Both the line containing "Reproduce this chart" and the line containing "import seaborn as sns" belong in the answer, along with every line between them; print exactly those.

● **Listed records**
--------
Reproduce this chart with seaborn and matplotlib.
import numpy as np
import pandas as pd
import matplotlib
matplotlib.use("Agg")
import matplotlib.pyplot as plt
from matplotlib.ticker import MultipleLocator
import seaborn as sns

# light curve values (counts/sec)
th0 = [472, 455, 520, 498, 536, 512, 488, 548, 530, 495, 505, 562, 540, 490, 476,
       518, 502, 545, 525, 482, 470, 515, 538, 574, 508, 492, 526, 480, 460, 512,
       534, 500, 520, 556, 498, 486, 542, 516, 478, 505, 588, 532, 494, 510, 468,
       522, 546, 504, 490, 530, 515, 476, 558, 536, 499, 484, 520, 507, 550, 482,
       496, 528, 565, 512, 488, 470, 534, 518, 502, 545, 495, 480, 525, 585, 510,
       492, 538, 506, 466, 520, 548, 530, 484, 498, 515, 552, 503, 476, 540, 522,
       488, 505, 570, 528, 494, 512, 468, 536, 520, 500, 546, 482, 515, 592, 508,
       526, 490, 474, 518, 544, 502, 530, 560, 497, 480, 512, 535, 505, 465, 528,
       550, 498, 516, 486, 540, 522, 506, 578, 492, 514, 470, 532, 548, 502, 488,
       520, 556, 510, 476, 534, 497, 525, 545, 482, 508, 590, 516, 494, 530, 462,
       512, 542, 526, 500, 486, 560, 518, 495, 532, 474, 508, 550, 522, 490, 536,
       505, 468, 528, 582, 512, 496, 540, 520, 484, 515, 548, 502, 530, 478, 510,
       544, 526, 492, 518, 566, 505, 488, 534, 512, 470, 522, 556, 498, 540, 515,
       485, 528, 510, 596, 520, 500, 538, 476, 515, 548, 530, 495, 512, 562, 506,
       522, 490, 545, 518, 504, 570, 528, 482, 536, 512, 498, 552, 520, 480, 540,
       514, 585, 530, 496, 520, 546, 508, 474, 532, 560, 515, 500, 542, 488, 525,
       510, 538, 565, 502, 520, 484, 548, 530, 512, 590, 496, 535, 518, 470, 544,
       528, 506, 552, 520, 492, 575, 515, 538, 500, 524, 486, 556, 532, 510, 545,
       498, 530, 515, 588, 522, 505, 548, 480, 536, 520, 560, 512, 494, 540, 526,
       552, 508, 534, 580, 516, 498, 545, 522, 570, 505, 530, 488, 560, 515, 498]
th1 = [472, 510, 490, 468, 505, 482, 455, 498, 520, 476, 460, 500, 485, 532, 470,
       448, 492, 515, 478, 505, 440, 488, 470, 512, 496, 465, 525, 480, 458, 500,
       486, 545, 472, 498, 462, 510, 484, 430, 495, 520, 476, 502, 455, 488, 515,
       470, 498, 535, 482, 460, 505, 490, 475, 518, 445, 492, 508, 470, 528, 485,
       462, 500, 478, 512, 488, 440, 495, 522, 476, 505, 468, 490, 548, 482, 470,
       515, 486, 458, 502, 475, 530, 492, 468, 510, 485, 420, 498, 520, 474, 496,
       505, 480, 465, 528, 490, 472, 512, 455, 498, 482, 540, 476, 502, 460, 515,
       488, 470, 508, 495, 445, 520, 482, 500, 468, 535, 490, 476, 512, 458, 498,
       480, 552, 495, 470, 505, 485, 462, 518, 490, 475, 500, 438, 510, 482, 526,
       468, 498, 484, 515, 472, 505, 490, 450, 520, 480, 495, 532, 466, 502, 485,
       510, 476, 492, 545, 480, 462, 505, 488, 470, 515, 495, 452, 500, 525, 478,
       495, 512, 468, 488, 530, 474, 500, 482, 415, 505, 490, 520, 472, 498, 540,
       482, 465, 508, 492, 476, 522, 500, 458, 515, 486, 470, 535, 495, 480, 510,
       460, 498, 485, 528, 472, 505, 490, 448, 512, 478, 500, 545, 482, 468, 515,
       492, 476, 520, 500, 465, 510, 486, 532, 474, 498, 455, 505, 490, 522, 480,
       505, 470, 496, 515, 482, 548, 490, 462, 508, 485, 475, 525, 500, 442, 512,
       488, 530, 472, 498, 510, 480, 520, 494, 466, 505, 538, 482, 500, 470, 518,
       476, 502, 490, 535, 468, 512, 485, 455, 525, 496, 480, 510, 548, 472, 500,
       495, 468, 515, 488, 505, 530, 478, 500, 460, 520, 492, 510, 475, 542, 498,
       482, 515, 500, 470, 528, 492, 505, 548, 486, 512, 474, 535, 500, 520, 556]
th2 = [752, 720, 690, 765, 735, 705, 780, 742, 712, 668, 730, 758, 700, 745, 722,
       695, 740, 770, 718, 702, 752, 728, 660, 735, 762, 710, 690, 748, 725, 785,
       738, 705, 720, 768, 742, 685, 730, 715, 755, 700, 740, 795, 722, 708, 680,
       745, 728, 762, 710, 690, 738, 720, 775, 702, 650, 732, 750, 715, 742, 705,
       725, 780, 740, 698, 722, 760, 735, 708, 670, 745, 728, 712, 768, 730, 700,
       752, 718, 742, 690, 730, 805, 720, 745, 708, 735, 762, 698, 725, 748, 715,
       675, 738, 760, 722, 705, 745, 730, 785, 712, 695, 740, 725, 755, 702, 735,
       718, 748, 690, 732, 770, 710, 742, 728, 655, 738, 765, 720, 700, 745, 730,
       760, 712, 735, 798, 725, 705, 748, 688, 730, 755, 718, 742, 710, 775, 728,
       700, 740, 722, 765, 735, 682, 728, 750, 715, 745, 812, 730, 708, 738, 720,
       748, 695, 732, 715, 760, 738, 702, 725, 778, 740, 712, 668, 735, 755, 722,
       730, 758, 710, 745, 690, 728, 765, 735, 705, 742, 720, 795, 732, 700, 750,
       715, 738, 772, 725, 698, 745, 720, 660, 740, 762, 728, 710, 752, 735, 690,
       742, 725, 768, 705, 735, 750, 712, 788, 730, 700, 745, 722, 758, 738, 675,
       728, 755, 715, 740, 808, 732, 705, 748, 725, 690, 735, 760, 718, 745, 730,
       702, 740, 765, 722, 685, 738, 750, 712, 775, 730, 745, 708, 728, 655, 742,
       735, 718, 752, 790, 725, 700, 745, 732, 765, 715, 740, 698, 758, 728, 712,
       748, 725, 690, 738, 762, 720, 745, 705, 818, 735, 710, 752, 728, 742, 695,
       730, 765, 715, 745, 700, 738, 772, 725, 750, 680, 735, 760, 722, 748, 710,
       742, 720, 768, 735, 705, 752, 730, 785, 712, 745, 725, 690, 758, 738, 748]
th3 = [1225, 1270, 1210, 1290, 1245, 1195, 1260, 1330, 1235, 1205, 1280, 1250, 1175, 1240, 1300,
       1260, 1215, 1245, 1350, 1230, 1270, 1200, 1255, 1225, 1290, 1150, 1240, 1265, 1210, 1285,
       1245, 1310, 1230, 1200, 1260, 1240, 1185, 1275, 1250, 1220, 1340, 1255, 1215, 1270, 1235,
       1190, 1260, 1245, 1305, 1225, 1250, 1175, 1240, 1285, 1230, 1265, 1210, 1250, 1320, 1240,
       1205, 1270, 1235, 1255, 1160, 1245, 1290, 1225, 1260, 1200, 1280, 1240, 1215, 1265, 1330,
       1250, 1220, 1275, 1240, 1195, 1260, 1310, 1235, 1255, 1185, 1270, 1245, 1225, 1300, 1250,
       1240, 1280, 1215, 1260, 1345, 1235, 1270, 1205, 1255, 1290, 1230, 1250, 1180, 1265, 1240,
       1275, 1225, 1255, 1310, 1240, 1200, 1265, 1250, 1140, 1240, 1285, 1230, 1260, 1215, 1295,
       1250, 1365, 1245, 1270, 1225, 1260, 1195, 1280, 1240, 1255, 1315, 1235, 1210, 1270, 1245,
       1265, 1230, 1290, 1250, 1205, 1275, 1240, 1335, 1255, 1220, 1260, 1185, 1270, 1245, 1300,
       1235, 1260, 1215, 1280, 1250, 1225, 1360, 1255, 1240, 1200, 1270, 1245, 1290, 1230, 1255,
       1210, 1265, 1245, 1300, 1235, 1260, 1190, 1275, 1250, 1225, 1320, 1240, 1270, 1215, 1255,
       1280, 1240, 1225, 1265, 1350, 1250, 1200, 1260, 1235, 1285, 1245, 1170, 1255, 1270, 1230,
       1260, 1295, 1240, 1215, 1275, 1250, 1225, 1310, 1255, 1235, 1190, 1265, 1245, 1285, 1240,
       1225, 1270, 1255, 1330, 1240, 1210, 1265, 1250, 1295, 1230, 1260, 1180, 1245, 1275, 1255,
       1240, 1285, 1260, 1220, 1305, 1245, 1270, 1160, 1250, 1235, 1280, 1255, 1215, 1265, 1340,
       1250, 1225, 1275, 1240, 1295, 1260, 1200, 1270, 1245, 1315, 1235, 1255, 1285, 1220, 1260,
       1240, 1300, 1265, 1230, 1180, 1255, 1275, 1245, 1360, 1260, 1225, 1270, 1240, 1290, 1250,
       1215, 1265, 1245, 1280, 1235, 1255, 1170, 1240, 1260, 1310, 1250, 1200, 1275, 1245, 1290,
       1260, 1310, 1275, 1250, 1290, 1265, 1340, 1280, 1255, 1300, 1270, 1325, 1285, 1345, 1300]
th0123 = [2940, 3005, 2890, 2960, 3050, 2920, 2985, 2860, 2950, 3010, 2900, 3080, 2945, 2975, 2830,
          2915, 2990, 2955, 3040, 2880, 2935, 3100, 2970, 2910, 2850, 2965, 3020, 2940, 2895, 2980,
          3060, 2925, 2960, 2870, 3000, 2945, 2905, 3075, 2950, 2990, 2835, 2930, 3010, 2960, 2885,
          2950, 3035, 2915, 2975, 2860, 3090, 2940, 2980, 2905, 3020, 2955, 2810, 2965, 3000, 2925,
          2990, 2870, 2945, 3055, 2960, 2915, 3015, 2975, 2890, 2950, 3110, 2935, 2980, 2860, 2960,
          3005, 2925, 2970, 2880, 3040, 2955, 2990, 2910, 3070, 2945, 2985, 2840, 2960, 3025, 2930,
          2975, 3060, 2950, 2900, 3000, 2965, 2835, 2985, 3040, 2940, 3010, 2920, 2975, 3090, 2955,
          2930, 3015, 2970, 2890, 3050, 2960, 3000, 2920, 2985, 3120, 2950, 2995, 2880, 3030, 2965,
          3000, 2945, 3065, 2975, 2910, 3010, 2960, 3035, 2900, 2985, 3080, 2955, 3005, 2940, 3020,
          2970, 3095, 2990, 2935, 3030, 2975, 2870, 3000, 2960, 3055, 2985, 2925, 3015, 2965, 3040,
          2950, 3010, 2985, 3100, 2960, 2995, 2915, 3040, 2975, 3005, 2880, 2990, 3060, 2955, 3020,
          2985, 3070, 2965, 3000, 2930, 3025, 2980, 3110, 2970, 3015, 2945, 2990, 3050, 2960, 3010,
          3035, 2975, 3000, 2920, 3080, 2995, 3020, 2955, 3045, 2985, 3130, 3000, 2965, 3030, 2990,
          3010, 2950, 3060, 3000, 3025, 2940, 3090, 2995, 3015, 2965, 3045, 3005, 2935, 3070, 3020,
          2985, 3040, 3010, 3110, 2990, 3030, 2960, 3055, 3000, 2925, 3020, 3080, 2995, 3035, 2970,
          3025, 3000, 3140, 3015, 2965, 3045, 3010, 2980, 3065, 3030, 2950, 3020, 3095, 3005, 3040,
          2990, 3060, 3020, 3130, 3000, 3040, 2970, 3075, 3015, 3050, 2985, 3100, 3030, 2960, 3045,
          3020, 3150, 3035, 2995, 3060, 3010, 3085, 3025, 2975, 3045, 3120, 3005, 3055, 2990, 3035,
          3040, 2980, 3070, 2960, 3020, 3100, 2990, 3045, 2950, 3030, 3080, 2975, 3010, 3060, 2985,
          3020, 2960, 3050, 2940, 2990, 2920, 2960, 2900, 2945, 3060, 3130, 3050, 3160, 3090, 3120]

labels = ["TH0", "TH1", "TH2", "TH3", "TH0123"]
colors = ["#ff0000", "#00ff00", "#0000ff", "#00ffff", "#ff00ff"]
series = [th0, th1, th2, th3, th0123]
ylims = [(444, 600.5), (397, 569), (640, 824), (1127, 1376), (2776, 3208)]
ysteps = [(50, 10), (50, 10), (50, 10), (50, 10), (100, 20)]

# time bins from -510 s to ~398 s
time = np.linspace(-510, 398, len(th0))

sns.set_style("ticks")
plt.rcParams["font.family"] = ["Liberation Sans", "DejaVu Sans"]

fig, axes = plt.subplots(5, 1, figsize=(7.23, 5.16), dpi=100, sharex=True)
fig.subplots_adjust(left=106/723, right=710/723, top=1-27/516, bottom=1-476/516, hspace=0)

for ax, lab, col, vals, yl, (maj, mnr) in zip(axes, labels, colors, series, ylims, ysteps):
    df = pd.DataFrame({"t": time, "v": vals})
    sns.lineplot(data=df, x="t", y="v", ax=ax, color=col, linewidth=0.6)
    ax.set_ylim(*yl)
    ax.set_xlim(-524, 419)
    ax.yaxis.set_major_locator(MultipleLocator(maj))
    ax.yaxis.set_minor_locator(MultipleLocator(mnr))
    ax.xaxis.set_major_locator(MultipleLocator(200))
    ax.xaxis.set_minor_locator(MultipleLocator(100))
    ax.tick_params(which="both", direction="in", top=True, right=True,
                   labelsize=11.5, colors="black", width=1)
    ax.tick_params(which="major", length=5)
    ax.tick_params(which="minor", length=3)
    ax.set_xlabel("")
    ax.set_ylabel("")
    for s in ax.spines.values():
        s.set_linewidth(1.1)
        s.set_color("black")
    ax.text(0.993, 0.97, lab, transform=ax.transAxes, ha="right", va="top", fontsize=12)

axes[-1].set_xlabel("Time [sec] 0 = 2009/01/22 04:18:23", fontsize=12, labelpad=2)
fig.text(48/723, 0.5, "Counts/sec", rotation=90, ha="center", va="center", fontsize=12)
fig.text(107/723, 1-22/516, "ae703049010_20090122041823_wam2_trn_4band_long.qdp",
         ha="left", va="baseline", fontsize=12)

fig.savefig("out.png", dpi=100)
--------
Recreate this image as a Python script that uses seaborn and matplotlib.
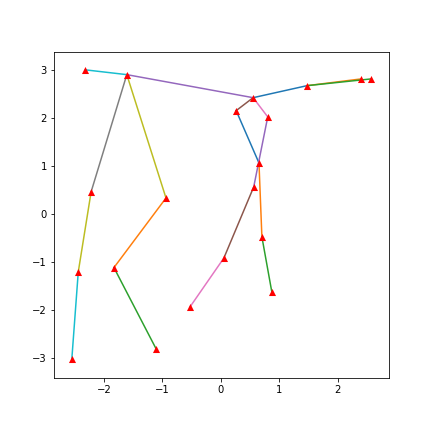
--------
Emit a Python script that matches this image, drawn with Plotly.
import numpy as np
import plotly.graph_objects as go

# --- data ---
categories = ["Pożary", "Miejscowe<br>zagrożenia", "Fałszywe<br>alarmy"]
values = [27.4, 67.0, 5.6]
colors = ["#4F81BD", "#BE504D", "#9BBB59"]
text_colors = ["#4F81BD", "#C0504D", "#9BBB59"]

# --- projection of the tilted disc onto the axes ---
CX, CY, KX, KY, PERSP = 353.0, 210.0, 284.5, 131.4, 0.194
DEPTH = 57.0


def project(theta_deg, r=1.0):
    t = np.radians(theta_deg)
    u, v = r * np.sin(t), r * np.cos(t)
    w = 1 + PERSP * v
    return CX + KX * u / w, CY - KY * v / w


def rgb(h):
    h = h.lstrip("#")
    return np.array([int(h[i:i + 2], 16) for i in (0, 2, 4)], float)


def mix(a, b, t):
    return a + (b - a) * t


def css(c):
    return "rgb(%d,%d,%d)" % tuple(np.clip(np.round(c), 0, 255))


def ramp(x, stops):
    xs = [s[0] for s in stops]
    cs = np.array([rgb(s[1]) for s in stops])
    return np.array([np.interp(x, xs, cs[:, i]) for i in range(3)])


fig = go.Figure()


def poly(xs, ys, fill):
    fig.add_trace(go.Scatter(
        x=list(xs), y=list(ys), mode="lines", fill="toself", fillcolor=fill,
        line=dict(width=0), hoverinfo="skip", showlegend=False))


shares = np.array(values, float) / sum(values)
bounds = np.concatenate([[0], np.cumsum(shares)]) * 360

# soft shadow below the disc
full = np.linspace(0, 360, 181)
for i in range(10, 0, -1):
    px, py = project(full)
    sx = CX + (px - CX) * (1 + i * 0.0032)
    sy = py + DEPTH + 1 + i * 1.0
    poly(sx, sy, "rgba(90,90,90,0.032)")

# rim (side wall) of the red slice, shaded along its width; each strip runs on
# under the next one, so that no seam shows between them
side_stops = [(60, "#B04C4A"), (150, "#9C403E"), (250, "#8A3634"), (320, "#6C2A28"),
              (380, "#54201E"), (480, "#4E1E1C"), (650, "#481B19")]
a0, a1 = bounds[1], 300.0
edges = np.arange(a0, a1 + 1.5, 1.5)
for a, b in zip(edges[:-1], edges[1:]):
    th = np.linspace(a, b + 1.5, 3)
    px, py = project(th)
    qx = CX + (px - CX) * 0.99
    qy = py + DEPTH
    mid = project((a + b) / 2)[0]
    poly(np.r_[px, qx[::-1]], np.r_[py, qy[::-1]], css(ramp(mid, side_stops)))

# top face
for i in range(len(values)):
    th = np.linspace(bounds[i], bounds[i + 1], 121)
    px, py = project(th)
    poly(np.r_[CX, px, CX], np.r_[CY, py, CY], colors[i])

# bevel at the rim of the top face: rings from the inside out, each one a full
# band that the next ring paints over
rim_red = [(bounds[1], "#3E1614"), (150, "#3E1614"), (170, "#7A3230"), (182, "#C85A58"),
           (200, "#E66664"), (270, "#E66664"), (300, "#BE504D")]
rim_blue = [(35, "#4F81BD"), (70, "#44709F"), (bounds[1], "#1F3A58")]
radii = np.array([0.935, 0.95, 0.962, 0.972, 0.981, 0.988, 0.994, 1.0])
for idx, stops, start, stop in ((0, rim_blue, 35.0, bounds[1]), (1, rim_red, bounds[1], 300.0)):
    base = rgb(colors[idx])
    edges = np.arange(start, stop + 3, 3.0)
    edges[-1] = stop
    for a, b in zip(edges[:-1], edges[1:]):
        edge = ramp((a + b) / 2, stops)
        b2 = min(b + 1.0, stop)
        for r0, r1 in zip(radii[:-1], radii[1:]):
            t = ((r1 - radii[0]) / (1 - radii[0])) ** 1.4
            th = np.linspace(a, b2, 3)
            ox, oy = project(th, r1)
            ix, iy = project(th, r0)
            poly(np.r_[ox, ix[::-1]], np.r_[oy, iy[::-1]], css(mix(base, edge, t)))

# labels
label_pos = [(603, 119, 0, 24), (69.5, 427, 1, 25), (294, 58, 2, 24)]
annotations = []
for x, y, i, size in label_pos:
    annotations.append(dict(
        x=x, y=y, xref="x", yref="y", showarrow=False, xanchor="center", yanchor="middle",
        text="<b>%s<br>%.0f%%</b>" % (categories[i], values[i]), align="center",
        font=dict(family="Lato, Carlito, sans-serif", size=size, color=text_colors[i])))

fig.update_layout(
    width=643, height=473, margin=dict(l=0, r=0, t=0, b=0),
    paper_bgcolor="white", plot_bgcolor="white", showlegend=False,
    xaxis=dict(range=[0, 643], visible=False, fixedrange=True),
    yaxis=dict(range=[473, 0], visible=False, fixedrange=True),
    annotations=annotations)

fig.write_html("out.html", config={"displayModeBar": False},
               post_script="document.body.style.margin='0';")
--------
● **Solution to this problem**
Reproduce this chart with seaborn and matplotlib.
import numpy as np
import pandas as pd
import matplotlib
matplotlib.use("Agg")
import matplotlib.pyplot as plt
from matplotlib.ticker import MultipleLocator
import seaborn as sns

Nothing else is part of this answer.